Hat da einer noch Größeres vor? Bislang ist Olaf Scholz nicht gerade als Antreiber der Großen Koalition und als Vordenker der SPD aufgefallen. Im Gegenteil, der Finanzminister verteidigte in den ersten Monaten im Amt derart vehement die schwarze Null gegen alle Ausgabenwünsche seiner Kabinettskollegen, dass er selbst von seinen Parteifreunden als „Olaf Schäuble“ verspottet wurde, während ihn die Union gerade deswegen in den höchsten Tönen pries. Verkehrte Welt in Berlin.
Doch seit einigen Tagen ist nichts mehr so, wie es war. Mit seinem Vorstoß, das Rentenniveau nicht nur, wie im Koalitionsvertrag vereinbart, bis zum Jahr 2025 auf dem heutigen Niveau von 48 Prozent festzuschreiben, sondern bis zum Jahr 2040, hat Scholz eine neue Rentendebatte in der Koalition eröffnet – und sich selber an die Spitze der Sozialpolitiker in der SPD gestellt.
Nicht Partei- und Fraktionschefin Andrea Nahles, die nicht in die Kabinettsdisziplin eingebunden ist, auch nicht Generalsekretär Lars Klingbeil, der qua Amt inhaltlich vorpreschen darf, und erst recht nicht Sozialminister Hubertus Heil, der gerade erst sein Rentenpaket geschnürt hat, sondern ausgerechnet der eher spröde und pragmatische Olaf Scholz, der sich selber und seiner Partei strikte Haushaltsdisziplin verordnet hat, reißt damit die Initiative an sich und schärft das Profil seiner Partei.
Große Koalition erneut in schweres Fahrwasser geraten
Die Union hat der Finanzminister damit kalt erwischt, ein Gipfeltreffen im Kanzleramt am Samstagabend ging ohne Ergebnisse zu Ende, der Streit schwelt weiter. Gerade einmal fünf Monate nach der Regierungsbildung ist die GroKo erneut in schweres Fahrwasser geraten.

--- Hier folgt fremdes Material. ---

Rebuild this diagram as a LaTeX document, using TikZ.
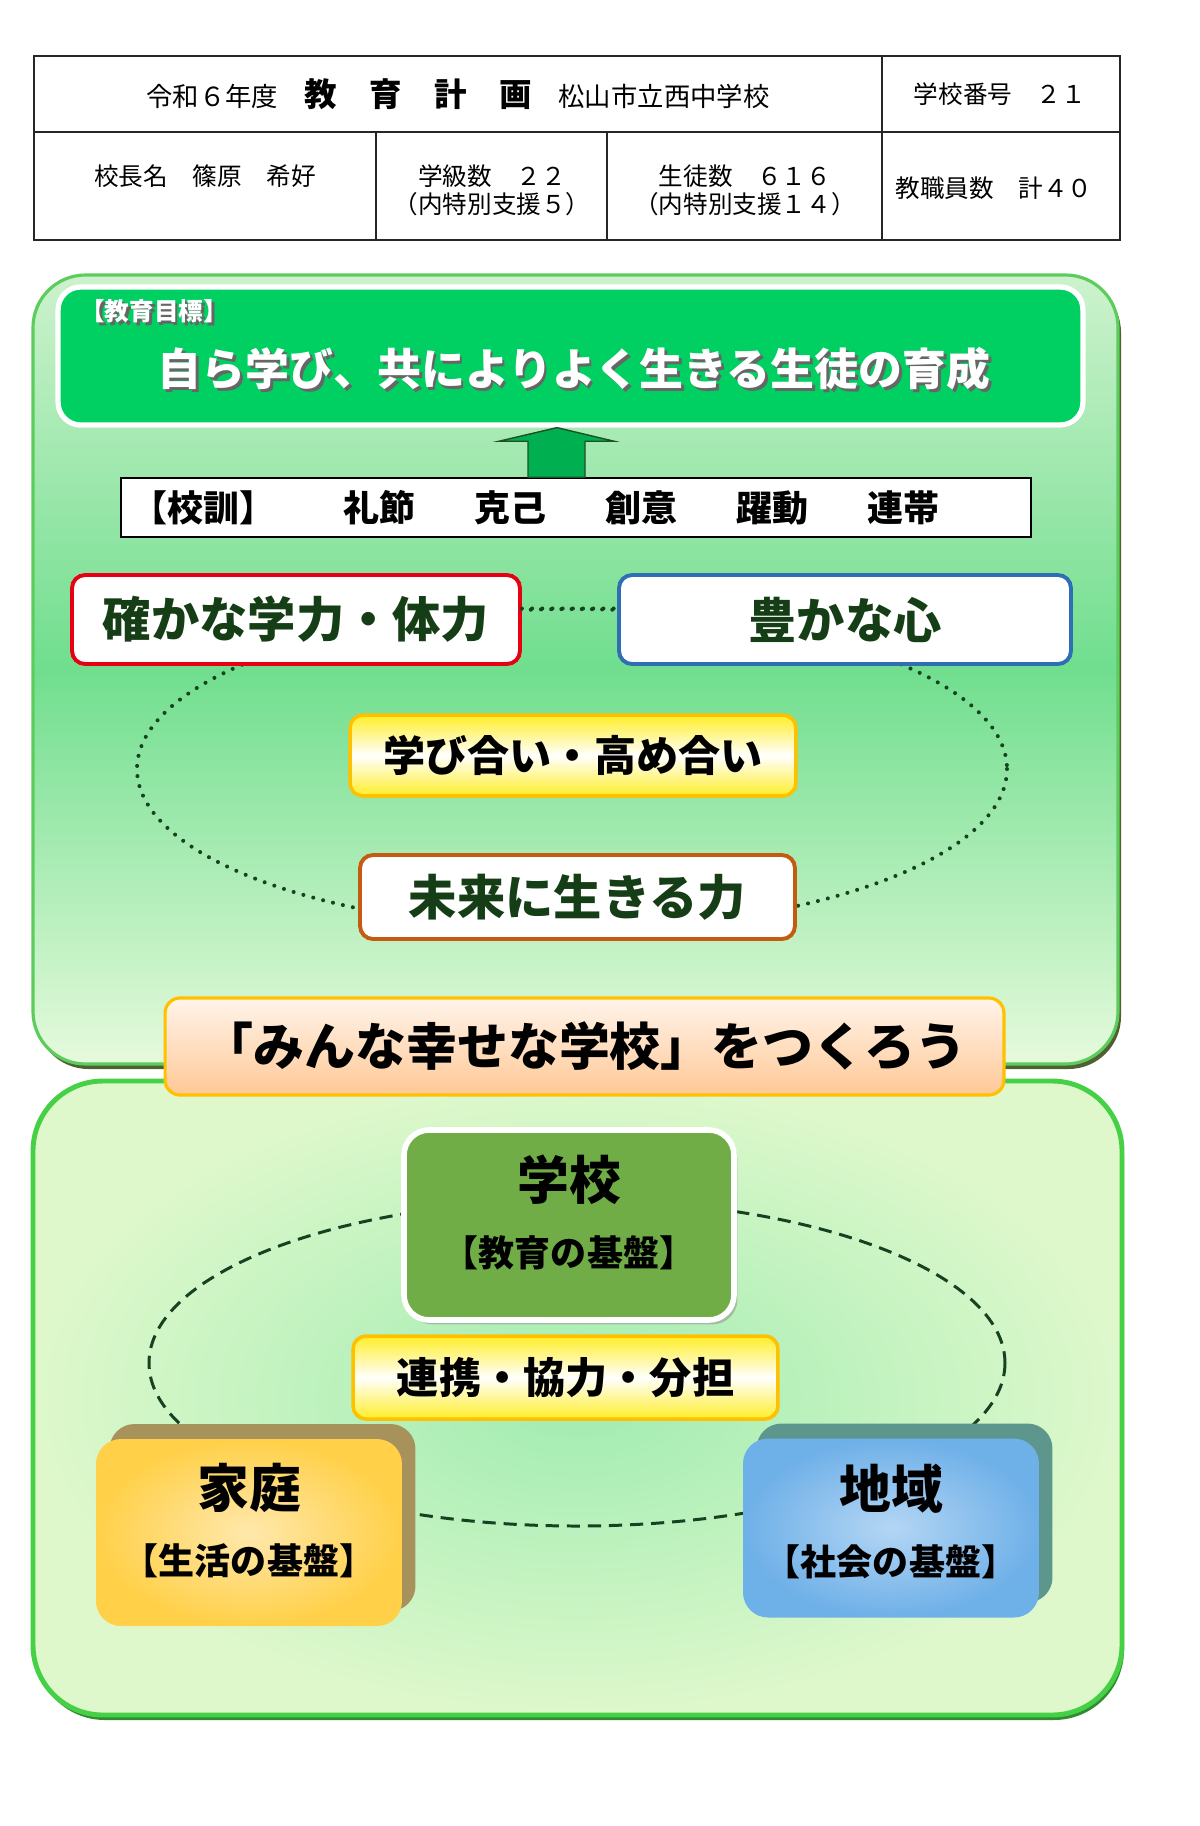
\documentclass[tikz,border=0pt]{standalone}
\usepackage{fontspec}
\setmainfont{Noto Sans CJK JP}
\usepackage{xcolor}
\usetikzlibrary{positioning,calc,shadows}

\definecolor{goalgreen}{RGB}{0,208,98}
\definecolor{arrgreen}{RGB}{0,176,80}
\definecolor{arrline}{RGB}{30,80,40}
\definecolor{upA}{RGB}{205,242,205}
\definecolor{upB}{RGB}{112,222,142}
\definecolor{upC}{RGB}{230,250,220}
\definecolor{upline}{RGB}{92,204,92}
\definecolor{upshadow}{RGB}{80,96,50}
\definecolor{lowA}{RGB}{160,236,176}
\definecolor{lowB}{RGB}{222,248,204}
\definecolor{lowline}{RGB}{70,208,70}
\definecolor{lowshadow}{RGB}{50,140,50}
\definecolor{darktxt}{RGB}{22,62,22}
\definecolor{dotgreen}{RGB}{22,66,34}
\definecolor{redline}{RGB}{230,0,18}
\definecolor{blueline}{RGB}{46,110,180}
\definecolor{brownline}{RGB}{197,90,17}
\definecolor{gold}{RGB}{255,192,0}
\definecolor{yel}{RGB}{255,238,40}
\definecolor{peachA}{RGB}{255,244,234}
\definecolor{peachB}{RGB}{255,200,150}
\definecolor{schoolgreen}{RGB}{112,173,71}
\definecolor{homeIn}{RGB}{255,232,172}
\definecolor{homeOut}{RGB}{255,208,72}
\definecolor{homeshadow}{RGB}{168,146,92}
\definecolor{areaIn}{RGB}{180,214,244}
\definecolor{areaOut}{RGB}{110,176,232}
\definecolor{areashadow}{RGB}{92,150,140}

\newcommand{\shadowed}[1]{\makebox[0pt][l]{\hspace{1.6pt}\raisebox{-1.6pt}{\color{black!60}#1}}#1}

\begin{document}
\begin{tikzpicture}[
  x=0.02cm, y=-0.02cm,
  tab/.style={align=center, inner sep=0pt, font=\fontsize{14}{16}\selectfont},
  pill/.style={draw, line width=2.2pt, rounded corners=0.26cm, fill=white, inner sep=0pt, text=darktxt, font=\fontsize{27.5}{30}\selectfont\bfseries},
  yelbox/.style={draw=gold, line width=2pt, rounded corners=0.26cm, top color=yel, bottom color=yel, middle color=white, inner sep=0pt, font=\fontsize{24}{26}\selectfont\bfseries},
  base/.style={rounded corners=0.5cm, align=center, inner sep=0pt, font=\fontsize{20.5}{38}\selectfont\bfseries},
  dots/.style={draw=dotgreen, line width=2.3pt, line cap=round, dash pattern=on 0pt off 5.8pt},
  dsh/.style={draw=dotgreen, line width=1.7pt, dash pattern=on 7.5pt off 4.5pt},
  uparr/.style={fill=arrgreen, draw=arrline, line width=0.8pt, line join=miter}]

\useasboundingbox[fill=white] (0,0) rectangle (1200,1826);

\draw[line width=0.8pt, black!85] (34,56) rectangle (1120,240);
\draw[line width=0.8pt, black!85] (34,132) -- (1120,132) (882,56) -- (882,240);
\foreach \xx in {376,607} \draw[line width=0.8pt, black!85] (\xx,132) -- (\xx,240);

\node[tab, font=\fontsize{15}{17}\selectfont] (title) at (458,94) {令和６年度　{\fontsize{18.5}{20}\selectfont\bfseries 教　育　計　画}　松山市立西中学校};
\node[tab] (no) at (1000,94) {学校番号　２１};
\node[tab] (head) at (205,176) {校長名　篠原　希好};
\node[tab] (cls) at (492,190) {学級数　２２\\（内特別支援５）};
\node[tab] (stu) at (745,190) {生徒数　６１６\\（内特別支援１４）};
\node[tab] (staff) at (994,188) {教職員数　計４０};

\fill[upshadow, rounded corners=1.05cm] (36,280) rectangle (1121,1069);
\path[draw=upline, line width=1.8pt, top color=upA, bottom color=upC, middle color=upB, rounded corners=1.05cm] (33,275) rectangle (1118,1064);

\fill[lowshadow, rounded corners=1.4cm] (35,1086) rectangle (1124,1720);
\path[draw=lowline, line width=2.8pt, inner color=lowA, outer color=lowB, rounded corners=1.4cm] (33,1081) rectangle (1122,1715);

\draw[dots] (572,769) ellipse [x radius=435, y radius=160];
\draw[dsh] (577,1363) ellipse [x radius=428, y radius=163];

\node[draw=white, line width=3pt, fill=goalgreen, rounded corners=0.45cm, minimum width=20.5cm, minimum height=2.76cm,
  drop shadow={shadow xshift=1pt, shadow yshift=-1.5pt, fill=black!30}] (goal) at (570.5,356) {};
\node[inner sep=0pt, anchor=west, text=white, font=\fontsize{14}{16}\selectfont\bfseries] (goaltag) at (80,313) {\shadowed{【教育目標】}};
\node[inner sep=0pt, text=white, font=\fontsize{25}{28}\selectfont\bfseries] (goaltxt) at (574,370) {\shadowed{自ら学び、共によりよく生きる生徒の育成}};

\node[draw, line width=0.9pt, fill=white, minimum height=1.18cm, text width=17.8cm, inner xsep=0.2cm, inner ysep=0pt, align=left,
  font=\fontsize{20.5}{23}\selectfont\bfseries] (kun) at (576,507.5) {【校訓】\hspace{1.9em}礼節\hspace{1.64em}克己\hspace{1.64em}創意\hspace{1.64em}躍動\hspace{1.64em}連帯};
\draw[uparr] ($(kun.north)+(-48,0)$) -- ++(0,-36) -- ++(-29,0) -- ($(goal.south)+(-13.5,0)$) -- ($(kun.north)+(38,-36)$) -- ++(-29,0) -- ++(0,36) -- cycle;

\node[pill, draw=redline, minimum width=8.96cm, minimum height=1.78cm] (sure) at (296,619.5) {確かな学力・体力};
\node[pill, draw=blueline, minimum width=9.04cm, minimum height=1.78cm] (heart) at (845,619.5) {豊かな心};
\draw[dots] ([yshift=0.22cm]sure.east) -- ([yshift=0.22cm]heart.west);

\node[yelbox, minimum width=8.92cm, minimum height=1.62cm] (mutual) at (573,755.5) {学び合い・高め合い};
\node[pill, draw=brownline, minimum width=8.7cm, minimum height=1.68cm] (future) at (577.5,897) {未来に生きる力};

\node[draw=gold, line width=1.8pt, rounded corners=0.3cm, top color=peachA, bottom color=peachB, minimum width=16.78cm, minimum height=1.94cm,
  inner sep=0pt, font=\fontsize{29}{32}\selectfont\bfseries] (happy) at (584.5,1046.5) {「みんな幸せな学校」をつくろう};

\node[base, draw=white, line width=3.2pt, fill=schoolgreen, minimum width=6.6cm, minimum height=3.8cm, text depth=16pt,
  drop shadow={shadow xshift=2pt, shadow yshift=-2.5pt, fill=black!45}] (school) at (569,1225) {{\fontsize{29.5}{32}\selectfont 学校}\\【教育の基盤】};

\node[yelbox, minimum width=8.5cm, minimum height=1.66cm] (coop) at (565.5,1377.5) {連携・協力・分担};

\node[base, inner color=homeIn, outer color=homeOut, minimum width=6.12cm, minimum height=3.74cm, text depth=16pt,
  general shadow={shadow xshift=0.27cm, shadow yshift=0.3cm, fill=homeshadow}] (home) at (249,1532.5) {{\fontsize{29.5}{32}\selectfont 家庭}\\【生活の基盤】};
\node[base, inner color=areaIn, outer color=areaOut, minimum width=5.92cm, minimum height=3.58cm, text depth=9.5pt,
  general shadow={shadow xshift=0.27cm, shadow yshift=0.3cm, fill=areashadow}] (area) at (891,1528) {{\fontsize{29.5}{32}\selectfont 地域}\\【社会の基盤】};
\end{tikzpicture}
\end{document}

Das ist umso überraschender, als ausgerechnet an der Rentenfront Ruhe zu herrschen schien. In den Koalitionsverhandlungen hatten sich CDU, CSU und SPD auf ein üppiges Paket mit doppelten Haltelinien beim Beitragssatz und Rentenniveau bis 2025, auf eine weitere Ausweitung der Mütterrente, Verbesserungen bei der Erwerbsminderungsrente sowie eine Entlastung von Geringverdienern geeinigt, eine unabhängige Kommission sollte ein Konzept für die Zeit nach 2025 erarbeiten. Mit seinem Vorstoß hat Scholz die Arbeit dieser Kommission de facto obsolet gemacht, zumal er auch eine Erhöhung des Renteneintrittsalters ablehnt.

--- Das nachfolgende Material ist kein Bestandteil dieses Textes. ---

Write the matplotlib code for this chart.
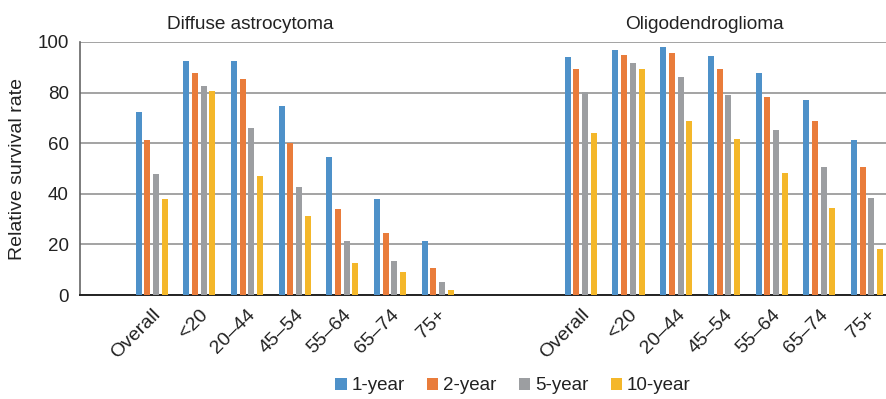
import matplotlib.pyplot as plt
import numpy as np

plt.rcParams['font.family'] = ['Liberation Sans', 'DejaVu Sans']

age_groups = ["Overall", "<20", "20\u201344", "45\u201354", "55\u201364", "65\u201374", "75+"]
series_names = ["1-year", "2-year", "5-year", "10-year"]
colors = ["#4e91c9", "#e97c3b", "#9c9ea1", "#f4b72a"]

# relative survival rate (%) by age group
astro_1yr = [72.4, 92.6, 92.6, 74.9, 54.6, 38.0, 21.4]
astro_2yr = [61.3, 87.6, 85.5, 60.2, 34.0, 24.7, 10.7]
astro_5yr = [47.9, 82.7, 66.1, 42.7, 21.4, 13.6, 5.1]
astro_10yr = [38.0, 80.6, 47.1, 31.3, 12.7, 9.1, 2.0]

oligo_1yr = [94.2, 97.0, 98.2, 94.6, 87.9, 77.2, 61.3]
oligo_2yr = [89.4, 95.0, 95.8, 89.4, 78.4, 68.9, 50.7]
oligo_5yr = [80.3, 91.8, 86.3, 79.2, 65.3, 50.7, 38.4]
oligo_10yr = [64.1, 89.4, 68.9, 61.7, 48.3, 34.4, 18.2]

astro = [astro_1yr, astro_2yr, astro_5yr, astro_10yr]
oligo = [oligo_1yr, oligo_2yr, oligo_5yr, oligo_10yr]

fig = plt.figure(figsize=(8.87, 3.99), dpi=100)
ax = fig.add_axes([80 / 887, 1 - 295 / 399, 807 / 887, 253 / 399])

# one empty slot on the left, two between the tumour types
astro_x = np.arange(1, 8)
oligo_x = np.arange(10, 17)
width = 0.126
step = 0.182

for i in range(4):
    off = (i - 1.5) * step
    ax.bar(astro_x + off, astro[i], width, color=colors[i], label=series_names[i], zorder=3)
    ax.bar(oligo_x + off, oligo[i], width, color=colors[i], zorder=3)

ax.set_xlim(-0.5, 16.42)
ax.set_ylim(0, 100)
ax.set_yticks(range(0, 101, 20))
ax.yaxis.grid(True, color="#a3a3a3", linewidth=1.4, zorder=0)
ax.set_axisbelow(True)
ax.tick_params(axis="y", length=0, labelsize=13.5, pad=8, colors="#222222")
ax.tick_params(axis="x", length=0, labelsize=14, pad=8, colors="#222222")
ax.set_xticks(list(astro_x) + list(oligo_x))
ax.set_xticklabels(age_groups + age_groups, rotation=45, ha="right",
                   rotation_mode="anchor")

for s in ["top", "right"]:
    ax.spines[s].set_visible(False)
ax.spines["left"].set_color("#666666")
ax.spines["left"].set_linewidth(1.2)
ax.spines["bottom"].set_color("#222222")
ax.spines["bottom"].set_linewidth(1.4)

ax.set_ylabel("Relative survival rate", fontsize=14, color="#222222", labelpad=8)

ax.text(3.06, 103.5, "Diffuse astrocytoma", ha="center", va="bottom", fontsize=13.7, color="#222222")
ax.text(12.6, 103.5, "Oligodendroglioma", ha="center", va="bottom", fontsize=13.7, color="#222222")

fig.legend(loc="center", bbox_to_anchor=(513 / 887, 1 - 386 / 399), ncol=4, frameon=False,
           fontsize=13.5, handlelength=0.6, handleheight=0.6, handletextpad=0.25,
           columnspacing=1.2, labelcolor="#222222")

fig.savefig("out.png", dpi=100)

Höhere Beitragssätze oder die Bundeszuschüsse aufstocken
Da aber auch der Finanzminister die Grundregeln der Mathematik nicht außer Kraft setzen kann, bleiben langfristig nur noch zwei Stellschrauben: Entweder steigen die Beitragssätze nach 2025 auf über 25 Prozent an – oder der Bund muss seine Zuschüsse, die sich bereits heute auf knapp 100 Milliarden Euro (und damit ein Drittel des Bundesetats) belaufen, erheblich erhöhen. Das wäre dann nur über Steuererhöhungen zu finanzieren.
Der SPD-Haushaltsexperte Johannes Kahrs bringt bereits die Finanztransaktionssteuer oder eine Sondersteuer für große Vermögen ins Spiel. Die bittere Wahrheit hingegen, dass mit ständig steigender Lebenserwartung und somit auch steigender Rentenbezugsdauer die Lebensarbeitszeit steigen muss, will den Sozialdemokraten nicht über die Lippen kommen.

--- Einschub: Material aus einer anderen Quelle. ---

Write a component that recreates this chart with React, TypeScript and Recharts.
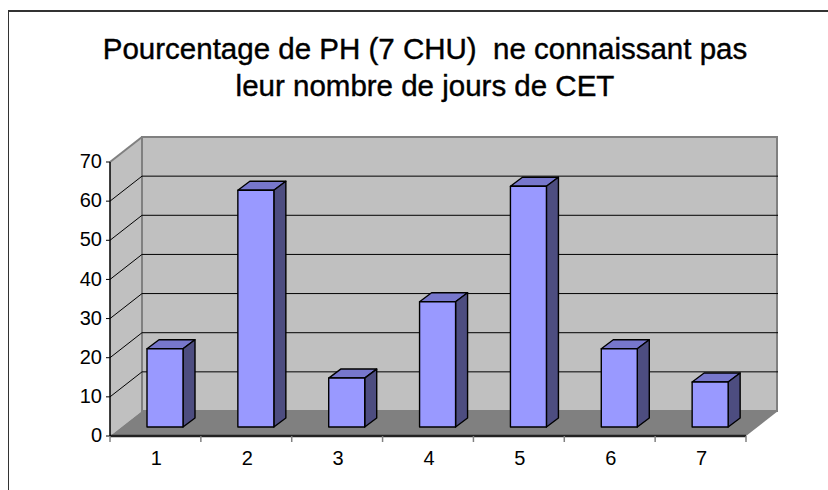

CDU und CSU sind in die Defensive geraten. Nun rächt sich, dass sie das Thema Rente im Wahlkampf ausklammerten und die ureigenste Aufgabe, Lösungen für die Zeit nach 2025 zu finden, an eine Kommission delegieren wollten. Das war zwar bequem, aber auch fahrlässig. Olaf Scholz hat diese Strategie durchkreuzt.
Der nächste Wahlkampf wird ein Rentenwahlkampf werden, die Rentner sind eine Macht, als stärkste Wählergruppe entscheiden sie die Wahl. Und Scholz? Strebt er in der Rolle des „Die-Rente-ist-sicher-Olaf-Blüm“ die Kanzlerkandidatur an? Den Boden dafür bereitet er schon mal vor.